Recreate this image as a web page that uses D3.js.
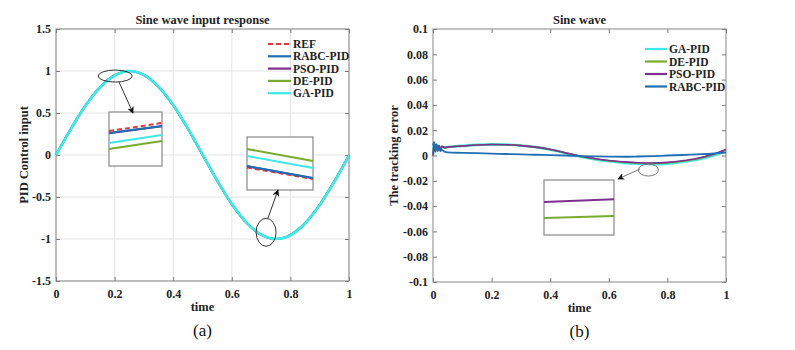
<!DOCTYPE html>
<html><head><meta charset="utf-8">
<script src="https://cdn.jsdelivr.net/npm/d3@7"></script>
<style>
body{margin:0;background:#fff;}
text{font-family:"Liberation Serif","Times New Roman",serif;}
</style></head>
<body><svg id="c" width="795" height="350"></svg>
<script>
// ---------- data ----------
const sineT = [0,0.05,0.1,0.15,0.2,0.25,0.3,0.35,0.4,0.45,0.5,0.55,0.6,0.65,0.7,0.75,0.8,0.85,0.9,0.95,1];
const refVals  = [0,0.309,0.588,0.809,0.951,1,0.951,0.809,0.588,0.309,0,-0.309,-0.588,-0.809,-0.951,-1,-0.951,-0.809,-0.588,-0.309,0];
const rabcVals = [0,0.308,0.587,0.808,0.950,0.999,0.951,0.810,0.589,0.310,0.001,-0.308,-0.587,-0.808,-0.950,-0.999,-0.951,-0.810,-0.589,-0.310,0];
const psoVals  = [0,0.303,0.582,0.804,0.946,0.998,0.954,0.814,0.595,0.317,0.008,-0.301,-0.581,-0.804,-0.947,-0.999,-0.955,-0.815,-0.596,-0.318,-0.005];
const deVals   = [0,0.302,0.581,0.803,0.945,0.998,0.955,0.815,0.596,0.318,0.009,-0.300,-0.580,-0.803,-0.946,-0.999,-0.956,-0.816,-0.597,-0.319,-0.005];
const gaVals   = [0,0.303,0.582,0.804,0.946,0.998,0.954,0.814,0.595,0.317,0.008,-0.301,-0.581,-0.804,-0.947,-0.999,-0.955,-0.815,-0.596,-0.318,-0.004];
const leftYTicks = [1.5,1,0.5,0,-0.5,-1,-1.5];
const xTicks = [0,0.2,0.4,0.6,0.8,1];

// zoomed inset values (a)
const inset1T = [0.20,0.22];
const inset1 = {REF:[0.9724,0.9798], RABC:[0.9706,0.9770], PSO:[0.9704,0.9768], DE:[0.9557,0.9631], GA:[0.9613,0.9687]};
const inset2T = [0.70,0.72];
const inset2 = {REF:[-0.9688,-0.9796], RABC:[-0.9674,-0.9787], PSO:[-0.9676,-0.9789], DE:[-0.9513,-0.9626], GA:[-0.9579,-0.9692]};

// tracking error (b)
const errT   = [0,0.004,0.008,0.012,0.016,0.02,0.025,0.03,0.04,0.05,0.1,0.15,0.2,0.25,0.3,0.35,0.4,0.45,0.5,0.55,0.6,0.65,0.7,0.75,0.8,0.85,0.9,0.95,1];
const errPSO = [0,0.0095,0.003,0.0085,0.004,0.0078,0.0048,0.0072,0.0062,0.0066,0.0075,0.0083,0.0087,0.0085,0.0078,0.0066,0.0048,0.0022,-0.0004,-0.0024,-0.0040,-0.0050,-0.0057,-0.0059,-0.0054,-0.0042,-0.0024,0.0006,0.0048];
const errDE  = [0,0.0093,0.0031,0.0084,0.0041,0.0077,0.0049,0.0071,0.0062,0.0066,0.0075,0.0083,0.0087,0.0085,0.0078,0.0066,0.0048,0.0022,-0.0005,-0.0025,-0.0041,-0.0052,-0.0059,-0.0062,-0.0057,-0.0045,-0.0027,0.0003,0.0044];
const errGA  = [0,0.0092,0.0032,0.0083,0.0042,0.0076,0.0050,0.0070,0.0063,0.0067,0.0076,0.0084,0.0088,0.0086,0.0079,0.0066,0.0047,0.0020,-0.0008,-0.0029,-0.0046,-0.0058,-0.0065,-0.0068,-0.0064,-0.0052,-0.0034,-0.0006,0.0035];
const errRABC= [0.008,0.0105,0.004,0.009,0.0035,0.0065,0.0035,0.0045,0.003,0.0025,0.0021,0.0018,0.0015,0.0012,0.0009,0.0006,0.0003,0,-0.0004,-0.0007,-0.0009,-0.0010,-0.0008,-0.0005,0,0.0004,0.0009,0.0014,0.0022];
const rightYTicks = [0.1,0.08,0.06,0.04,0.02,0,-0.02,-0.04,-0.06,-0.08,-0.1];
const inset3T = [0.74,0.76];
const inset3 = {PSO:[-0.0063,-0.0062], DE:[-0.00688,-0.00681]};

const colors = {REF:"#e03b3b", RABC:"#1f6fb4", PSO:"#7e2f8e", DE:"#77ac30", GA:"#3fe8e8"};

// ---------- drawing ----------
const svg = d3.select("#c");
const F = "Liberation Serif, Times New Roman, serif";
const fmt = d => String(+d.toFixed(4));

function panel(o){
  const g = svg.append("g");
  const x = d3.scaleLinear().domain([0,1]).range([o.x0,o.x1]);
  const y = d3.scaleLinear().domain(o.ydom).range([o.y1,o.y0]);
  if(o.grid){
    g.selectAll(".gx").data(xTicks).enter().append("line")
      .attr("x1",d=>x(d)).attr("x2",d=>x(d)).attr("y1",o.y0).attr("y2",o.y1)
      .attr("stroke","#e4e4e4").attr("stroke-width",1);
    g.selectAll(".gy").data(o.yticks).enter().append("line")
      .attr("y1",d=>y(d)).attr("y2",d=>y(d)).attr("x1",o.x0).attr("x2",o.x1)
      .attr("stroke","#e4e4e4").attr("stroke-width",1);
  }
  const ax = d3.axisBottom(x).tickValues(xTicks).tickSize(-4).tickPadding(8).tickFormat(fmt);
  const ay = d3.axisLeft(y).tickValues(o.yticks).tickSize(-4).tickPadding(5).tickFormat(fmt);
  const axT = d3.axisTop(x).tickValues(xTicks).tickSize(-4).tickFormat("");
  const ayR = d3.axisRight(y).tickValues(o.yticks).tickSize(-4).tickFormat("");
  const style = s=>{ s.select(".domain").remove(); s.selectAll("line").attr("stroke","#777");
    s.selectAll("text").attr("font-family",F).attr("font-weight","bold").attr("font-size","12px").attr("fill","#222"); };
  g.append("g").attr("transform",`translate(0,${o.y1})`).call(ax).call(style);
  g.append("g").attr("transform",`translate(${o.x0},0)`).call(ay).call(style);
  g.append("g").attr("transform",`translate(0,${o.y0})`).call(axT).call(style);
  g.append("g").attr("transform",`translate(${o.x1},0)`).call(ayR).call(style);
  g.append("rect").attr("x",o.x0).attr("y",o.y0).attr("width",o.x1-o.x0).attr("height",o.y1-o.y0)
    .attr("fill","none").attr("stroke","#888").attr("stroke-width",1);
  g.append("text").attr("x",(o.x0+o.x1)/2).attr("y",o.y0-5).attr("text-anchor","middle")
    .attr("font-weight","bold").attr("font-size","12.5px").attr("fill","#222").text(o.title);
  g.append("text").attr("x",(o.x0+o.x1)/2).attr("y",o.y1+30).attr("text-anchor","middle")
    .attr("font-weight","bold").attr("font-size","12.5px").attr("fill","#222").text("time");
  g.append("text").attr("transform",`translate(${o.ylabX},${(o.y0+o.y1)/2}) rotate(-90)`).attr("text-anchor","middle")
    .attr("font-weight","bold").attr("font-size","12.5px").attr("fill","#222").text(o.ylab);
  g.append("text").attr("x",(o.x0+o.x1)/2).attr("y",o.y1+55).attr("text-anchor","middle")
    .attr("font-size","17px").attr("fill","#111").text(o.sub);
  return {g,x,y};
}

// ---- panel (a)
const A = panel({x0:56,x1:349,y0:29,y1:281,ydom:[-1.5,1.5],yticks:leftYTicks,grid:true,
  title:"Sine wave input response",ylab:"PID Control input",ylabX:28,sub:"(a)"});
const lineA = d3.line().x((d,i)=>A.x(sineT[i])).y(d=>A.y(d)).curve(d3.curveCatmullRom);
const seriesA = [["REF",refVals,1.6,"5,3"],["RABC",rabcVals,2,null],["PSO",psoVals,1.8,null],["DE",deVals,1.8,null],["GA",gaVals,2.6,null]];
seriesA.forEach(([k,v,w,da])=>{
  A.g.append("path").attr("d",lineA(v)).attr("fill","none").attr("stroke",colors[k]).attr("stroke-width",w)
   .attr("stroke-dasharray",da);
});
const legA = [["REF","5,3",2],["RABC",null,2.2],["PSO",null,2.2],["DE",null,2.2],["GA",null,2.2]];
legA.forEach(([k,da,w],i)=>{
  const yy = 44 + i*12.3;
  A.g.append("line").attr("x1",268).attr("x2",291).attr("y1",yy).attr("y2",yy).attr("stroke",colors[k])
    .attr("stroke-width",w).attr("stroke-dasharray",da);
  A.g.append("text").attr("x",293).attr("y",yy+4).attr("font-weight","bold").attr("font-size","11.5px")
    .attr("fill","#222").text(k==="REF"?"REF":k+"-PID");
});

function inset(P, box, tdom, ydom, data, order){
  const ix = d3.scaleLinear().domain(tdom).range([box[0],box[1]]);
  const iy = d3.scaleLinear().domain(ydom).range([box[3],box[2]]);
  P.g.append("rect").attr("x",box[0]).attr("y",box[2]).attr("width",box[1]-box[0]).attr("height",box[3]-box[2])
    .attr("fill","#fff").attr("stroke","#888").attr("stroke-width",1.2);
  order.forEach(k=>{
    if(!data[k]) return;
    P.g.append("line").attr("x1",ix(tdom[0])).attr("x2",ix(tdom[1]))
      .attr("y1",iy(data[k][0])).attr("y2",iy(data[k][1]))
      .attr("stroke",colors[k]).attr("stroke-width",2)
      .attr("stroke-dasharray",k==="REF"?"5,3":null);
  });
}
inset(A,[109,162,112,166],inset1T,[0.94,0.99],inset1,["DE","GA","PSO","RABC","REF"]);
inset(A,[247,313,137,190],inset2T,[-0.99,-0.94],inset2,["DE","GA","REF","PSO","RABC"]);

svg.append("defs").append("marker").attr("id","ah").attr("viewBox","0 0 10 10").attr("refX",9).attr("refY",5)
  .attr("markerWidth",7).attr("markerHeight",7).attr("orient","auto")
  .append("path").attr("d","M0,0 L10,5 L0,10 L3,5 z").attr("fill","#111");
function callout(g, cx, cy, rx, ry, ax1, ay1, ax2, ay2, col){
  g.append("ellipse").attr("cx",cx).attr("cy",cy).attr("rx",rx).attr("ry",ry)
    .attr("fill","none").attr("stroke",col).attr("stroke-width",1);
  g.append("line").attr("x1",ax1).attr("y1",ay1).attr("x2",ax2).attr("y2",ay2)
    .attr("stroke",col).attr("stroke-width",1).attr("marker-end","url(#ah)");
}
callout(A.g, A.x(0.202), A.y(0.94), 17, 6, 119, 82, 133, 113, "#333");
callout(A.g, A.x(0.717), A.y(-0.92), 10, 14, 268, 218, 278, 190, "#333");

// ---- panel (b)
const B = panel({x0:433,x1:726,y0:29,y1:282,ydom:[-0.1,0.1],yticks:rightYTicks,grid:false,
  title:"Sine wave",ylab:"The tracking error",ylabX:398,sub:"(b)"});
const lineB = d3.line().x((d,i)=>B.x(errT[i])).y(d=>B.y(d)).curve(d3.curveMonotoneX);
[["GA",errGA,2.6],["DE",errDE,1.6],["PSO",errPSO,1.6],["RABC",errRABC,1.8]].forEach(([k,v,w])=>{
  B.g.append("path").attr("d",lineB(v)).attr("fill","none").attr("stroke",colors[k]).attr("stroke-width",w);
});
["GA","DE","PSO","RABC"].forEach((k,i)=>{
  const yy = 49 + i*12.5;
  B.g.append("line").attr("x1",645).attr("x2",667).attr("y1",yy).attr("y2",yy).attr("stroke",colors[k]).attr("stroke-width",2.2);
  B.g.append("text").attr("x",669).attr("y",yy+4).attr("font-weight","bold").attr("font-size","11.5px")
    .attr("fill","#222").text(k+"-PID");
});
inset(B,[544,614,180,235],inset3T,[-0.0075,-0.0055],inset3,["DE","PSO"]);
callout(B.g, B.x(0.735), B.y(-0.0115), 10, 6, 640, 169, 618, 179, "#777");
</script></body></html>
********
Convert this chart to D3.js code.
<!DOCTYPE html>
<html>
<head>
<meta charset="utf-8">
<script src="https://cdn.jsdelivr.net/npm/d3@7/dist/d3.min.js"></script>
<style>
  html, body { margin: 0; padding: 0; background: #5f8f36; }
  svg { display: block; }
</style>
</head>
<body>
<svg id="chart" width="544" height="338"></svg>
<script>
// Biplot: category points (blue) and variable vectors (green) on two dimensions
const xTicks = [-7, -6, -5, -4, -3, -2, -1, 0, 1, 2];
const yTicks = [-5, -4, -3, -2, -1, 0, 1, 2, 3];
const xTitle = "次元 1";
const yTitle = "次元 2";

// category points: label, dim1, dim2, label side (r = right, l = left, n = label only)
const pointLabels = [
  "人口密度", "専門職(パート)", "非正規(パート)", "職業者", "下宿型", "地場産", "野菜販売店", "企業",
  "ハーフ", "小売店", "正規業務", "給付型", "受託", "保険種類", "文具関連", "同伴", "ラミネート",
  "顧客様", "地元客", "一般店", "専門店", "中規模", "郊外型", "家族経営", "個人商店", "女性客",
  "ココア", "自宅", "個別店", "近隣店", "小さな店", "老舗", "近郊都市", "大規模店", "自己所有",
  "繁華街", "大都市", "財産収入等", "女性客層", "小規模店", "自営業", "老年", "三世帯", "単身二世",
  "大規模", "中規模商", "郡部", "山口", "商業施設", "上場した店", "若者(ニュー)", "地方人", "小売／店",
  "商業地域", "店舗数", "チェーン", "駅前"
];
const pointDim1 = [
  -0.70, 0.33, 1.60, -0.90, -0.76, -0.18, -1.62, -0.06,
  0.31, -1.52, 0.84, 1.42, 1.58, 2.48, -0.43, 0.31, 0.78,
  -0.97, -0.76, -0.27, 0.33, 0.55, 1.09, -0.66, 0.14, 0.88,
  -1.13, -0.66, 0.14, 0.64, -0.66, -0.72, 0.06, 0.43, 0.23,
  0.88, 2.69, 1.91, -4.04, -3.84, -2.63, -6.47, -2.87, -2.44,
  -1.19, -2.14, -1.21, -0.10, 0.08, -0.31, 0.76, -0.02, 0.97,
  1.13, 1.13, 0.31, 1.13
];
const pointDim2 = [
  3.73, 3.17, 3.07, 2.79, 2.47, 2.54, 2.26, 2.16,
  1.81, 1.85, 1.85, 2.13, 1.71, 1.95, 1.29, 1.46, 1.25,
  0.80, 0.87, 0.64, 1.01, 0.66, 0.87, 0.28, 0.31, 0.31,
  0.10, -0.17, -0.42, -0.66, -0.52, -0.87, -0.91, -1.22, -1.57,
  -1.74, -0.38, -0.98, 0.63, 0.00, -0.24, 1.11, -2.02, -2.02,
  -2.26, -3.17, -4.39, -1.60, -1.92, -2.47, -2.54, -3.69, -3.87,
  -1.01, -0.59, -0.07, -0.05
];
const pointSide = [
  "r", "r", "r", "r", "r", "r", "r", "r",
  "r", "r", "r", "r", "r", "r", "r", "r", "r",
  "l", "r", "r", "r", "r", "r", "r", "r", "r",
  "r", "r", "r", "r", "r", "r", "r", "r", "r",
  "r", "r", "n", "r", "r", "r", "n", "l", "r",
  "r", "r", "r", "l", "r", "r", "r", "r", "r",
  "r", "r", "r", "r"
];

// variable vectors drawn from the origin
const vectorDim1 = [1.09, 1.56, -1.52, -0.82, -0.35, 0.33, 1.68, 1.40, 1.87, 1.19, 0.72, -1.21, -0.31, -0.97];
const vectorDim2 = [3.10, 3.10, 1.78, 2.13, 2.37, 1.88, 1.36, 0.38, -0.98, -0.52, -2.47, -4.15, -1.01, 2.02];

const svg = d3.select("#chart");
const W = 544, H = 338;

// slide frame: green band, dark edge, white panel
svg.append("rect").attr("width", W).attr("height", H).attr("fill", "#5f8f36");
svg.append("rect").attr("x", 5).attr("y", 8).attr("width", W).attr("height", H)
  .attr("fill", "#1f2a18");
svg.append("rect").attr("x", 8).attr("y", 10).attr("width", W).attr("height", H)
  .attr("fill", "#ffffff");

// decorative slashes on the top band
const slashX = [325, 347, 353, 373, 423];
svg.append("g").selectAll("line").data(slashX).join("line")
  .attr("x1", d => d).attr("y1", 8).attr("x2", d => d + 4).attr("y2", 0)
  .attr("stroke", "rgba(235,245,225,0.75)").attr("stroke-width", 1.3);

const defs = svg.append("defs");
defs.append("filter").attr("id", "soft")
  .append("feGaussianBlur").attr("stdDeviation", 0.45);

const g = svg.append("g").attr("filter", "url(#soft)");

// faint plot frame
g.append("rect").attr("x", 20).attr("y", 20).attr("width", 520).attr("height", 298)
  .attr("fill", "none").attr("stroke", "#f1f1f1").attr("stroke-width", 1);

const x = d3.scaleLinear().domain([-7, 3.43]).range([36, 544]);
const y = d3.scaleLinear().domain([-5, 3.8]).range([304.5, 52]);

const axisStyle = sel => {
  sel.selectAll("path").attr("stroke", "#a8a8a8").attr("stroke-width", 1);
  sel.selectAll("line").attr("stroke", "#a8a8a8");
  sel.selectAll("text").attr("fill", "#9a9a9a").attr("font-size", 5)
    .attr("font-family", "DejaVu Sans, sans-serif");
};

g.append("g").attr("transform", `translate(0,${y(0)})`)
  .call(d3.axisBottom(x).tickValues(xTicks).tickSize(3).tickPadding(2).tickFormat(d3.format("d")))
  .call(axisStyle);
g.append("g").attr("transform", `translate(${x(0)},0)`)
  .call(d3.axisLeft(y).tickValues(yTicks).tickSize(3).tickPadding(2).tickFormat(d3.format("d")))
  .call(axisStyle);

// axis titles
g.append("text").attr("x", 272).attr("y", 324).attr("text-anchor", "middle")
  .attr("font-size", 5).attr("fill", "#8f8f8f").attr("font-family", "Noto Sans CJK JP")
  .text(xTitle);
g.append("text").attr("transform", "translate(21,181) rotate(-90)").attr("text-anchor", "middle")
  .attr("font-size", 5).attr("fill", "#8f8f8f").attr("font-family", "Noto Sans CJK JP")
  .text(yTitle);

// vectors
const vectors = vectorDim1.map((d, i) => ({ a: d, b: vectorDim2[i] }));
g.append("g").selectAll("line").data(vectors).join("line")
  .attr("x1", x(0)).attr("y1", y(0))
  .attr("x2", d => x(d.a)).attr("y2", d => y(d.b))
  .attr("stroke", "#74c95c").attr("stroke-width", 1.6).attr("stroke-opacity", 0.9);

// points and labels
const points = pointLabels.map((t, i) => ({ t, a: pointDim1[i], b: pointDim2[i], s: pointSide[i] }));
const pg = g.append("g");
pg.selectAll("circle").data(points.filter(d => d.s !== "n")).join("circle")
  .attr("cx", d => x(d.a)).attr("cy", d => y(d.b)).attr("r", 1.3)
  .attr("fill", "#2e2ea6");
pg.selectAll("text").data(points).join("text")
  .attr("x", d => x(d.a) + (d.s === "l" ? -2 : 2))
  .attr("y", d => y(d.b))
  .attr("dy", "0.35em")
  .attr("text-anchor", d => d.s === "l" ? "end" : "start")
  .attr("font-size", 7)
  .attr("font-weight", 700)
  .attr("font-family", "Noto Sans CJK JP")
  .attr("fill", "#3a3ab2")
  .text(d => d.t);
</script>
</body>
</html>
********
_Task details:_ Set down the lines running from the one with "Recreate this image" through the one with "const xTicks = [0,0.2,0.4,0.6,0.8,1];", both ends kept, exactly and with no pictures.

_Final result:_
Recreate this image as a web page that uses D3.js.
<!DOCTYPE html>
<html><head><meta charset="utf-8">
<script src="https://cdn.jsdelivr.net/npm/d3@7"></script>
<style>
body{margin:0;background:#fff;}
text{font-family:"Liberation Serif","Times New Roman",serif;}
</style></head>
<body><svg id="c" width="795" height="350"></svg>
<script>
// ---------- data ----------
const sineT = [0,0.05,0.1,0.15,0.2,0.25,0.3,0.35,0.4,0.45,0.5,0.55,0.6,0.65,0.7,0.75,0.8,0.85,0.9,0.95,1];
const refVals  = [0,0.309,0.588,0.809,0.951,1,0.951,0.809,0.588,0.309,0,-0.309,-0.588,-0.809,-0.951,-1,-0.951,-0.809,-0.588,-0.309,0];
const rabcVals = [0,0.308,0.587,0.808,0.950,0.999,0.951,0.810,0.589,0.310,0.001,-0.308,-0.587,-0.808,-0.950,-0.999,-0.951,-0.810,-0.589,-0.310,0];
const psoVals  = [0,0.303,0.582,0.804,0.946,0.998,0.954,0.814,0.595,0.317,0.008,-0.301,-0.581,-0.804,-0.947,-0.999,-0.955,-0.815,-0.596,-0.318,-0.005];
const deVals   = [0,0.302,0.581,0.803,0.945,0.998,0.955,0.815,0.596,0.318,0.009,-0.300,-0.580,-0.803,-0.946,-0.999,-0.956,-0.816,-0.597,-0.319,-0.005];
const gaVals   = [0,0.303,0.582,0.804,0.946,0.998,0.954,0.814,0.595,0.317,0.008,-0.301,-0.581,-0.804,-0.947,-0.999,-0.955,-0.815,-0.596,-0.318,-0.004];
const leftYTicks = [1.5,1,0.5,0,-0.5,-1,-1.5];
const xTicks = [0,0.2,0.4,0.6,0.8,1];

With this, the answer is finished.